Meat is Murdering Us as the Cows Keep On Farting
Automologist MAC wants you to know that your burger is worse for the environment than your car.
Just turn on your evening news and I almost guarantee that there will be some report or other on how we need to reduce the world’s carbon emissions by burning less fossil fuel, but the chances are the burger you ate for lunch is actually a bigger problem than the car you drove to the restaurant in.
According to a report by GRAIN and the Henrich Boll Foundation, if the world is to achieve the Paris Agreement and avoid an environmental catastrophe, then we need to seriously rethink our diets and reduce the amount of meat and dairy that we consume.
The world is of course combatting the negative impact of oil and trying to switch to electric cars powered by renewable sources of energy, but frankly I doubt that the change can be effected quickly enough, due primarily to the lack of investment in truly green power stations that will be able to cater for the massive increase in demand that electric transportation will create.

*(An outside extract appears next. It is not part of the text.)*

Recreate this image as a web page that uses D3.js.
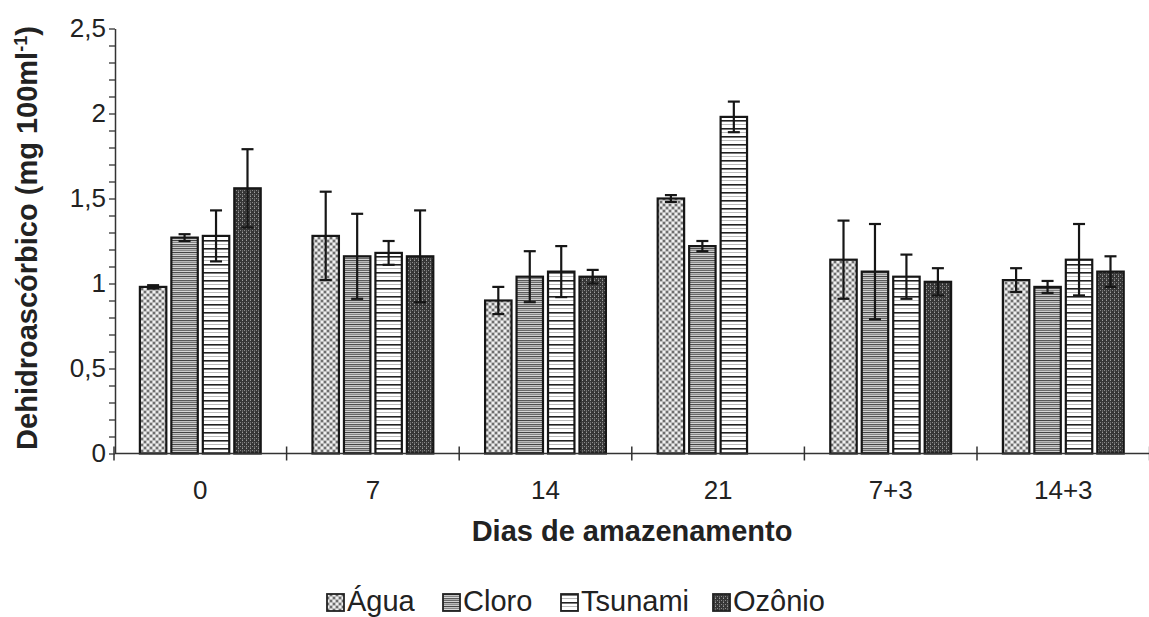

The world’s top three meat producers, though, who are JBS, Cargill and Tyson, do not seem to be in such a hurry to combat the excessive greenhouse gases, produced firstly from the nether regions of the millions of animals raised to satisfy our demand for a juicy steak or succulent pork chop or greasy fried chicken, and secondly from the slaughtering, transportation, and storage of the proto-meats.
The report calculates that just the top three meat companies generated more greenhouse gases than France and rival the emissions of known baddies such as Exxon, BP and other major oil companies. In fact, the top twenty meat and dairy manufacturers beat Europe’s dirtiest nation of Germany, and if they were a nation, would rank as 7th dirtiest in the world.
Of course, no one wants to go hungry and thus over the past few decades, the meat and dairy industries have benefitted from a number of policy issues that have supported rapid growth of this sector and to guarantee food security. As a consequence, livestock production now contributes 15% of all global greenhouse gas emissions, more than the transportation sector.
Buying an electric car, assuming you can get past the range anxiety, may not be considered a life-changing event. But for many of us, converting over to a vegetarian, dairy-free diet would be. But if we are serious about the human race and having a planet for our kids to live in, then we need to significantly rethink the way we produce and consume the meat in our diet.
Switching to locally produced meat from a local supplier or even to artificially produced meat, if it ever becomes available, would be a great way to reduce greenhouse gases. But a tax on meat probably wouldn’t work as the highest consumption rates are unsurprisingly in the monied classes in developed countries, who can probably afford to spend more.
All change starts with the individual and thus just going vegetarian one day a week would be a great start, particularly if we could convince the world to do this. Telling your friends and family about the problem, like I am doing in this blog, may convince others to cut down on meat consumption. But for now, I am guessing that most of us will still enjoy a burger with a side serving of environmental destruction.